I have a feed application that I am trying to group results from consecutively. My table looks like this:
postid | posttype | target | action |
There is no primary key in your table so for my example I used date
. You should create an auto increment value and use that instead of the date
in my example.
This is a solution (view on SQL Fiddle):
SELECT
postid,
posttype,
target,
action,
COALESCE((
SELECT date
FROM t t2
WHERE t2.postid = t.postid
AND t2.posttype = t.posttype
AND t2.action = t.action
AND t2.date > t.date
AND NOT EXISTS (
SELECT TRUE
FROM t t3
WHERE t3.date > t.date
AND t3.date < t2.date
AND (t3.postid != t.postid OR t3.posttype != t.posttype OR t3.action != t.action)
)
), t.date) AS group_criterion,
MAX(title),
GROUP_CONCAT(content)
FROM t
GROUP BY 1,2,3,4,5
ORDER BY group_criterion
It basically reads:
For each row create a group criterion and in the end group by it.
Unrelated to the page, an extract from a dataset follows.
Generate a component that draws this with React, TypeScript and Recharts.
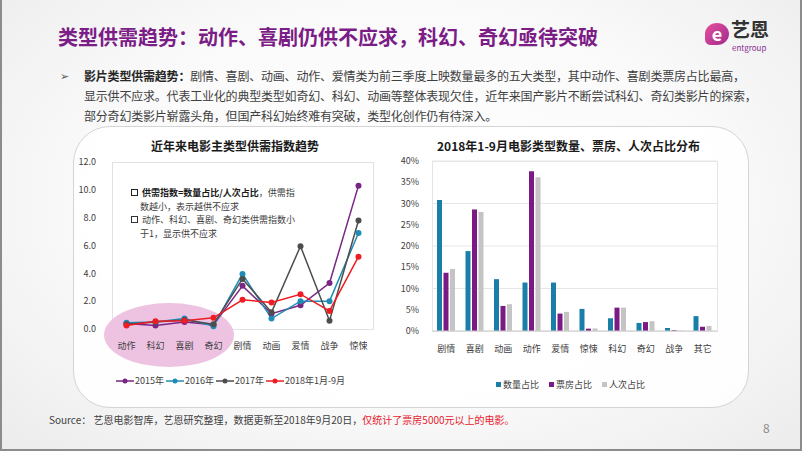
import { LineChart, Line, BarChart, Bar, XAxis, YAxis, CartesianGrid, Legend } from "recharts";

const FONT = '"Noto Sans CJK SC", "Noto Sans", sans-serif';

// left: supply/demand index by genre
const lineCategories = ["动作", "科幻", "喜剧", "奇幻", "剧情", "动画", "爱情", "战争", "惊悚"];
const index2015 = [0.4, 0.25, 0.5, 0.3, 3.1, 1.1, 1.7, 3.3, 10.3];
const index2016 = [0.45, 0.5, 0.75, 0.2, 3.95, 0.75, 2.0, 2.0, 6.9];
const index2017 = [0.35, 0.5, 0.65, 0.35, 3.6, 1.2, 5.95, 0.6, 7.8];
const index2018 = [0.25, 0.55, 0.6, 0.8, 2.1, 1.9, 2.5, 1.3, 5.2];
const indexTicks = [0, 2, 4, 6, 8, 10, 12];

// right: share of count / box office / admissions, Jan-Sep 2018
const barCategories = ["剧情", "喜剧", "动画", "动作", "爱情", "惊悚", "科幻", "奇幻", "战争", "其它"];
const countShare = [30.8, 18.8, 12.2, 11.4, 11.4, 5.2, 3.0, 1.9, 0.7, 3.5];
const boxOfficeShare = [13.7, 28.6, 5.9, 37.6, 4.1, 0.55, 5.5, 2.1, 0.2, 1.0];
const admissionShare = [14.6, 28.0, 6.3, 36.2, 4.5, 0.6, 5.5, 2.3, 0.1, 1.2];
const shareTicks = [0, 5, 10, 15, 20, 25, 30, 35, 40];

const lineSeries = [
  { key: "y2015", name: "2015年", color: "#7a2586", values: index2015 },
  { key: "y2016", name: "2016年", color: "#1f8cb5", values: index2016 },
  { key: "y2017", name: "2017年", color: "#4d4d4d", values: index2017 },
  { key: "y2018", name: "2018年1月-9月", color: "#ee1d24", values: index2018 },
];

const barSeries = [
  { key: "count", name: "数量占比", color: "#1a7fa8", values: countShare },
  { key: "box", name: "票房占比", color: "#7b1a85", values: boxOfficeShare },
  { key: "adm", name: "人次占比", color: "#c4c4c4", values: admissionShare },
];

const lineData = lineCategories.map((c, i) => {
  const row: Record<string, string | number> = { name: c };
  lineSeries.forEach((s) => (row[s.key] = s.values[i]));
  return row;
});

const barData = barCategories.map((c, i) => {
  const row: Record<string, string | number> = { name: c };
  barSeries.forEach((s) => (row[s.key] = s.values[i]));
  return row;
});

const tickStyle = { fontSize: 9, fill: "#404040", fontFamily: FONT };

function LineLegend() {
  return (
    <div style={{ display: "flex", fontSize: 9, color: "#404040", fontFamily: FONT, whiteSpace: "nowrap" }}>
      {lineSeries.map((s) => (
        <span key={s.key} style={{ display: "flex", alignItems: "center", marginRight: 2 }}>
          <svg width={18} height={8} style={{ marginRight: 1 }}>
            <line x1={0} y1={4} x2={18} y2={4} stroke={s.color} strokeWidth={1.5} />
            <circle cx={9} cy={4} r={2.5} fill={s.color} />
          </svg>
          {s.name}
        </span>
      ))}
    </div>
  );
}

function BarLegend() {
  return (
    <div style={{ display: "flex", fontSize: 9, color: "#404040", fontFamily: FONT, whiteSpace: "nowrap" }}>
      {barSeries.map((s) => (
        <span key={s.key} style={{ display: "flex", alignItems: "center", marginRight: 10 }}>
          <span style={{ width: 5, height: 5, background: s.color, marginRight: 2, display: "inline-block" }} />
          {s.name}
        </span>
      ))}
    </div>
  );
}

function Box({ bold }: { bold?: boolean }) {
  return (
    <span
      style={{
        display: "inline-block",
        width: 5,
        height: 5,
        border: `1.5px solid ${bold ? "#222" : "#333"}`,
        marginRight: 4,
        verticalAlign: "middle",
        position: "relative",
        top: -1,
      }}
    />
  );
}

export default function App() {
  return (
    <div
      style={{
        position: "absolute",
        left: 0,
        top: 0,
        width: 802,
        height: 451,
        boxSizing: "border-box",
        borderLeft: "2px solid #8c8c8c",
        borderRight: "2px solid #8c8c8c",
        borderBottom: "2px solid #8c8c8c",
        background: "radial-gradient(ellipse at 50% 45%, #ffffff 0%, #fafafa 55%, #ececec 100%)",
        fontFamily: FONT,
        overflow: "hidden",
      }}
    >
      {/* title */}
      <div
        style={{
          position: "absolute",
          left: 56,
          top: 22,
          fontSize: 20,
          fontWeight: 700,
          color: "#7b1c87",
          whiteSpace: "nowrap",
        }}
      >
        类型供需趋势：动作、喜剧仍供不应求，科幻、奇幻亟待突破
      </div>

      {/* logo */}
      <div
        style={{
          position: "absolute",
          left: 703,
          top: 23,
          width: 24,
          height: 22,
          borderRadius: "50% 50% 50% 25%",
          background: "linear-gradient(135deg, #e8509a 0%, #a02a8e 100%)",
          color: "#fff",
          fontSize: 18,
          fontWeight: 700,
          lineHeight: "20px",
          textAlign: "center",
        }}
      >
        e
      </div>
      <div style={{ position: "absolute", left: 729, top: 19, fontSize: 19, fontWeight: 700, color: "#333", lineHeight: "19px" }}>
        艺恩
      </div>
      <div style={{ position: "absolute", left: 730, top: 42, fontSize: 8, color: "#8a2b90", lineHeight: "12px" }}>
        entgroup
      </div>

      {/* bullet text */}
      <div style={{ position: "absolute", left: 58, top: 67, fontSize: 11, color: "#555" }}>➢</div>
      <div
        style={{
          position: "absolute",
          left: 82,
          top: 66,
          fontSize: 12,
          lineHeight: "20px",
          color: "#404040",
          letterSpacing: -0.2,
          whiteSpace: "nowrap",
        }}
      >
        <div>
          <b style={{ color: "#262626" }}>影片类型供需趋势：</b>
          剧情、喜剧、动画、动作、爱情类为前三季度上映数量最多的五大类型，其中动作、喜剧类票房占比最高，
        </div>
        <div>显示供不应求。代表工业化的典型类型如奇幻、科幻、动画等整体表现欠佳，近年来国产影片不断尝试科幻、奇幻类影片的探索，</div>
        <div>部分奇幻类影片崭露头角，但国产科幻始终难有突破，类型化创作仍有待深入。</div>
      </div>

      {/* rounded panel */}
      <div
        style={{
          position: "absolute",
          left: 71,
          top: 126,
          width: 676,
          height: 282,
          boxSizing: "border-box",
          border: "1px solid #d4d4d4",
          borderRadius: 37,
          background: "rgba(255,255,255,0.85)",
        }}
      />

      {/* chart titles */}
      <div style={{ position: "absolute", left: 149, top: 137, fontSize: 12, fontWeight: 700, color: "#1a1a1a", whiteSpace: "nowrap" }}>
        近年来电影主类型供需指数趋势
      </div>
      <div style={{ position: "absolute", left: 435, top: 137, fontSize: 12, fontWeight: 700, color: "#1a1a1a", whiteSpace: "nowrap" }}>
        2018年1-9月电影类型数量、票房、人次占比分布
      </div>

      {/* left plot frame and highlight ellipse */}
      <div
        style={{
          position: "absolute",
          left: 110,
          top: 162,
          width: 262,
          height: 168,
          boxSizing: "border-box",
          border: "1px solid #e2e2e2",
          background: "#fff",
        }}
      />
      <div
        style={{
          position: "absolute",
          left: 102,
          top: 303,
          width: 130,
          height: 64,
          borderRadius: "50%",
          background: "#eec3e2",
        }}
      />

      <div style={{ position: "absolute", left: 60, top: 150 }}>
        <LineChart width={330} height={245} data={lineData} margin={{ top: 12, right: 19, left: 0, bottom: 41 }}>
          <XAxis
            dataKey="name"
            axisLine={false}
            tickLine={false}
            tick={tickStyle}
            tickMargin={8}
            height={25}
            interval={0}
            padding={{ left: 14.5, right: 14.5 }}
          />
          <YAxis
            domain={[0, 12]}
            ticks={indexTicks}
            tickFormatter={(v: number) => v.toFixed(1)}
            axisLine={false}
            tickLine={false}
            tick={tickStyle}
            tickMargin={10}
            width={50}
          />
          {lineSeries.map((s) => (
            <Line
              key={s.key}
              dataKey={s.key}
              name={s.name}
              stroke={s.color}
              strokeWidth={1.5}
              dot={{ r: 3, fill: s.color, stroke: s.color, strokeWidth: 0 }}
              activeDot={false}
              isAnimationActive={false}
            />
          ))}
          <Legend
            layout="horizontal"
            verticalAlign="middle"
            align="center"
            content={() => <LineLegend />}
            wrapperStyle={{ top: 224, left: 54, width: "auto" }}
          />
        </LineChart>
      </div>

      {/* annotation inside left chart */}
      <div
        style={{
          position: "absolute",
          left: 129,
          top: 186,
          fontSize: 9,
          lineHeight: "13.5px",
          color: "#404040",
          whiteSpace: "nowrap",
        }}
      >
        <div>
          <Box bold />
          <b style={{ color: "#1a1a1a" }}>供需指数=数量占比/人次占比</b>，供需指
        </div>
        <div style={{ paddingLeft: 9 }}>数越小，表示越供不应求</div>
        <div>
          <Box />
          动作、科幻、喜剧、奇幻类供需指数小
        </div>
        <div style={{ paddingLeft: 9 }}>于1，显示供不应求</div>
      </div>

      {/* right chart */}
      <div
        style={{
          position: "absolute",
          left: 430,
          top: 161,
          width: 286,
          height: 171,
          boxSizing: "border-box",
          border: "1px solid #e4e4e4",
          background: "#fff",
        }}
      />
      <div style={{ position: "absolute", left: 380, top: 150 }}>
        <BarChart
          width={345}
          height={245}
          data={barData}
          margin={{ top: 11, right: 10, left: 0, bottom: 39 }}
          barSize={5}
          barGap={1.5}
        >
          <CartesianGrid vertical={false} stroke="#e6e6e6" />
          <XAxis
            dataKey="name"
            axisLine={{ stroke: "#d0d0d0" }}
            tickLine={false}
            tick={tickStyle}
            tickMargin={9}
            height={25}
            interval={0}
          />
          <YAxis
            domain={[0, 40]}
            ticks={shareTicks}
            tickFormatter={(v: number) => `${v}%`}
            axisLine={false}
            tickLine={false}
            tick={tickStyle}
            tickMargin={7}
            width={50}
          />
          {barSeries.map((s) => (
            <Bar key={s.key} dataKey={s.key} name={s.name} fill={s.color} isAnimationActive={false} />
          ))}
          <Legend
            layout="horizontal"
            verticalAlign="middle"
            align="center"
            content={() => <BarLegend />}
            wrapperStyle={{ top: 228, left: 114, width: "auto" }}
          />
        </BarChart>
      </div>

      {/* source */}
      <div style={{ position: "absolute", left: 47, top: 412, fontSize: 10, color: "#404040", whiteSpace: "nowrap" }}>
        Source： 艺恩电影智库，艺恩研究整理，数据更新至2018年9月20日，
        <span style={{ color: "#e8192c" }}>仅统计了票房5000元以上的电影。</span>
      </div>
      <div style={{ position: "absolute", left: 761, top: 419, fontSize: 12, color: "#8c8c8c" }}>8</div>
    </div>
  );
}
This criterion is the highestdate
of the rows following the current one and having the same postid, posttype and action as the current one but there may be not a row of different postid, posttype or action between them.
In other words, the group criterion is the highest occurring date in a group of consecutive entries.
If you use proper indexes it shouldn't be terribly slow but if you have a lot of rows you should think of caching this information.